**AIM OF THE EXERCISE:**
Pick every line from the data that holds the word "seaborn".

**DATA LINES:**
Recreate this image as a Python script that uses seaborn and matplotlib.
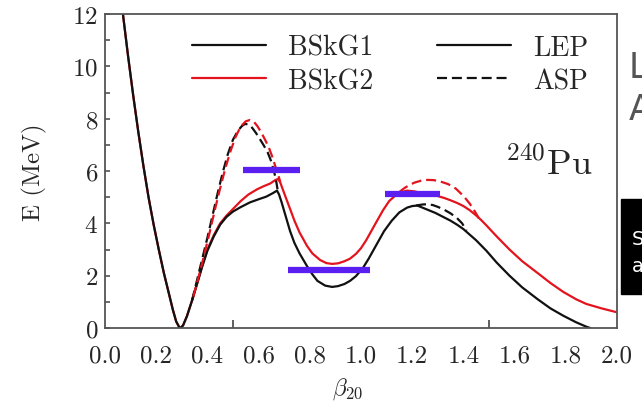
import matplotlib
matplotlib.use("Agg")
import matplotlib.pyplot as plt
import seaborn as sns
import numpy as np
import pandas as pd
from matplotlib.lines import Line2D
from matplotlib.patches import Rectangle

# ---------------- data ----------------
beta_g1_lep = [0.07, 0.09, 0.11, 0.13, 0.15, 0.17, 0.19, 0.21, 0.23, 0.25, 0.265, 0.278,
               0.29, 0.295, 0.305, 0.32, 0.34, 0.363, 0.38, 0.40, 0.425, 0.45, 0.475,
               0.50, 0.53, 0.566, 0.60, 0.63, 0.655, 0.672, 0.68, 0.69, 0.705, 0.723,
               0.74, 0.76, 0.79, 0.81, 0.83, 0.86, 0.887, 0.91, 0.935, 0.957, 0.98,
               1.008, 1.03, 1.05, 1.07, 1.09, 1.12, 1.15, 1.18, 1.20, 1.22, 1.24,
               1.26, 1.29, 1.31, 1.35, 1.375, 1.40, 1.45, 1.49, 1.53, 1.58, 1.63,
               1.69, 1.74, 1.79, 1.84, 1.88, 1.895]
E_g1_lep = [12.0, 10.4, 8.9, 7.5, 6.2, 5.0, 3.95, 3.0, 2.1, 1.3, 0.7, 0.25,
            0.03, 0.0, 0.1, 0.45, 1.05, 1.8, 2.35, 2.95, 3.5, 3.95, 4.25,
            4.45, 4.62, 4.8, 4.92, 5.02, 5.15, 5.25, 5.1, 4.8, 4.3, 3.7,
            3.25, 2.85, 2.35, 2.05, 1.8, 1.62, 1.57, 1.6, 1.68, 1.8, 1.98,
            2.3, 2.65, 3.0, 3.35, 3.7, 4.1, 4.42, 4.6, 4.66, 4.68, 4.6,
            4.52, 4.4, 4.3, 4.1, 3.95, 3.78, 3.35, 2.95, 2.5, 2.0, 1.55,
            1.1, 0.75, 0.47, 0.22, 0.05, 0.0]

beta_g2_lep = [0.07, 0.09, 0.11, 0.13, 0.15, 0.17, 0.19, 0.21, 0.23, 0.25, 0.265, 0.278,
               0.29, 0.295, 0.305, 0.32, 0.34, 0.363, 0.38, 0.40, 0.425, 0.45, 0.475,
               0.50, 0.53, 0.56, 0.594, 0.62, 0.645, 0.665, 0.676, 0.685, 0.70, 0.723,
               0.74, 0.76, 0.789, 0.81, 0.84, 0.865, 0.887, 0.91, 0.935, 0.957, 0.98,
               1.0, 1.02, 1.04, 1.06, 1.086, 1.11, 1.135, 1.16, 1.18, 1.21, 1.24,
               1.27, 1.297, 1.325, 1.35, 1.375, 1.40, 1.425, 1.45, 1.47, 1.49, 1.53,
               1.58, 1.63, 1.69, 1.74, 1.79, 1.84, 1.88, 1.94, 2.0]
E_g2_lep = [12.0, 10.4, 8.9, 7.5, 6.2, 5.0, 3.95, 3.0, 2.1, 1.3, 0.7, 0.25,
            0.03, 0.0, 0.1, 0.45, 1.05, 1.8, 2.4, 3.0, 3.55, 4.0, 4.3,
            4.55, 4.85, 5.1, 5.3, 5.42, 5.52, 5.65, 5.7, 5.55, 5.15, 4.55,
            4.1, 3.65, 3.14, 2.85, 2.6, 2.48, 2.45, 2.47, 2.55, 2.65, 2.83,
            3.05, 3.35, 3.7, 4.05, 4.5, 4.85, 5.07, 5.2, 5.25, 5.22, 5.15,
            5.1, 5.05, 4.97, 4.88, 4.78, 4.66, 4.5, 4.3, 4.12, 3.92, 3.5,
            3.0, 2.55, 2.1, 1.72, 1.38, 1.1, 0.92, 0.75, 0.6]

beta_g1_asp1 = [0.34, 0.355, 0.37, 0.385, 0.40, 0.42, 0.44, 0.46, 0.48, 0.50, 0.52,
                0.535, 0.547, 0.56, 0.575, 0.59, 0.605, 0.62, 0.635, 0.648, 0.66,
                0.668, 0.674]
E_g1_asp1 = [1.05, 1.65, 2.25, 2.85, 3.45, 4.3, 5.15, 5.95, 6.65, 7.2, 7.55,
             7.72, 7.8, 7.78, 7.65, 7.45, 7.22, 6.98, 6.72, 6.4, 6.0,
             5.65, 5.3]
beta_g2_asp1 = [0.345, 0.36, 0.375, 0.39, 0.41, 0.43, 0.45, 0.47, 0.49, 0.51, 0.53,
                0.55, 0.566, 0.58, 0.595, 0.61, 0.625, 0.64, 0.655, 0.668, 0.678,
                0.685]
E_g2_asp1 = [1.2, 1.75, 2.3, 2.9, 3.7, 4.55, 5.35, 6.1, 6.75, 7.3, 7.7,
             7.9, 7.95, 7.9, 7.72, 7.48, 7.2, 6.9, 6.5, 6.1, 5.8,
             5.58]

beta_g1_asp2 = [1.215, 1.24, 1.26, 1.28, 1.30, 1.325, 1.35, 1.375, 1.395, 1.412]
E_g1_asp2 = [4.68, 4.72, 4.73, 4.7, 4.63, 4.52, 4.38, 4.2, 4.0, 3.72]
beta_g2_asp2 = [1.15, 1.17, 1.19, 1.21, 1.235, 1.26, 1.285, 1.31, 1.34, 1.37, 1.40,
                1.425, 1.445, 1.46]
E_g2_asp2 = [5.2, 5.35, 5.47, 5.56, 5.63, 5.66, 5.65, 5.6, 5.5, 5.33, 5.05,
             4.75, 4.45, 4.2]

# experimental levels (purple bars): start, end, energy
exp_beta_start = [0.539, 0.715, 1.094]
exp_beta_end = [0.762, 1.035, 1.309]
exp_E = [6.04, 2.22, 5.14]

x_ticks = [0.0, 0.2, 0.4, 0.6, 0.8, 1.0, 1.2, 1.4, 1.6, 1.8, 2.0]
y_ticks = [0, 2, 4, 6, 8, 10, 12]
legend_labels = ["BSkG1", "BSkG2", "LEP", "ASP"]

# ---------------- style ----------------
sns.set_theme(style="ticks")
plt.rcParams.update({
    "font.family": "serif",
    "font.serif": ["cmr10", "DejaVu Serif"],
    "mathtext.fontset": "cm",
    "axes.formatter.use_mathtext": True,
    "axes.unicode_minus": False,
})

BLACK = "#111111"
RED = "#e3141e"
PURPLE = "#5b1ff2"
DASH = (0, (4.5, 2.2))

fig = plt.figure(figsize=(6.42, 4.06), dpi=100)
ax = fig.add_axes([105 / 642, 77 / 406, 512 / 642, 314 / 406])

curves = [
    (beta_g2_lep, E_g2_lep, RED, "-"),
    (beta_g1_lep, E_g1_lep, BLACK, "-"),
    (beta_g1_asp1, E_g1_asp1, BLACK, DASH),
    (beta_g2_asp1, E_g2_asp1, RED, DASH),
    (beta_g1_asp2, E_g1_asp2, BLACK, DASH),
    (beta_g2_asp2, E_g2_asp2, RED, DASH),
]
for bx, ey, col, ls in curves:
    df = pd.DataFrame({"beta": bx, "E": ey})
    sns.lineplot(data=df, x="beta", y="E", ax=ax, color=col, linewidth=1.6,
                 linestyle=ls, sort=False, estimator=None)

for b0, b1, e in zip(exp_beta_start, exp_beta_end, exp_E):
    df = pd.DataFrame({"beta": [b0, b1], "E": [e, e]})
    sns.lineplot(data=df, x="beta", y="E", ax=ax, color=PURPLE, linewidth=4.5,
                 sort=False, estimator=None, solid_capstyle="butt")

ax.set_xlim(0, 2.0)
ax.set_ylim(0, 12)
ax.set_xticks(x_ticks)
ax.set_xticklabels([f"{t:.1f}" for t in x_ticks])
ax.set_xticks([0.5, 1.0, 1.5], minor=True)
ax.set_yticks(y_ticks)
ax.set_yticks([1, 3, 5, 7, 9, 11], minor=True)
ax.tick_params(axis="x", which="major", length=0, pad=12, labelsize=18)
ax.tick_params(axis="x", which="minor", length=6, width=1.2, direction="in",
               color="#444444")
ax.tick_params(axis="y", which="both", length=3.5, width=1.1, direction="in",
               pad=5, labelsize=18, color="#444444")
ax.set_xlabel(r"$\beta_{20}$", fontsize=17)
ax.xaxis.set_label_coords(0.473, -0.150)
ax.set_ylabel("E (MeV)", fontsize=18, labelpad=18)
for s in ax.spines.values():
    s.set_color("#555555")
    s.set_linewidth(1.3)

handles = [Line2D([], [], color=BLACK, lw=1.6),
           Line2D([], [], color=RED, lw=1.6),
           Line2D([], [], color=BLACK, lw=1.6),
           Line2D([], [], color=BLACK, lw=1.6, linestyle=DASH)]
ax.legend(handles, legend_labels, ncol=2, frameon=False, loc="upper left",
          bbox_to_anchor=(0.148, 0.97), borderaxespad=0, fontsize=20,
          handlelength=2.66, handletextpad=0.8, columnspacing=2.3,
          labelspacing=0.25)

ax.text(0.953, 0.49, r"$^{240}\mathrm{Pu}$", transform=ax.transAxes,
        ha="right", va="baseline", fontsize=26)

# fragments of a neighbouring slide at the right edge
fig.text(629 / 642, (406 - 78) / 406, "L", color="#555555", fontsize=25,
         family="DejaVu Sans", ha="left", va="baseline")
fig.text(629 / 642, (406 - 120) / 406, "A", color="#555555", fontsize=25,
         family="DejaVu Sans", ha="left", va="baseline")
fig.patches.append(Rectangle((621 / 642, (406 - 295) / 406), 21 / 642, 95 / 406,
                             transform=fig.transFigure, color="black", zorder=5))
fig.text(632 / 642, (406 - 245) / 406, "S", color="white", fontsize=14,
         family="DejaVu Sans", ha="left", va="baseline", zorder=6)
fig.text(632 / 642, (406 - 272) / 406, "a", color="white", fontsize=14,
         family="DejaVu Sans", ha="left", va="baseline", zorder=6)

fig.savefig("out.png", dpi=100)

**SOLUTION TO THE PROBLEM:**
Recreate this image as a Python script that uses seaborn and matplotlib.
import seaborn as sns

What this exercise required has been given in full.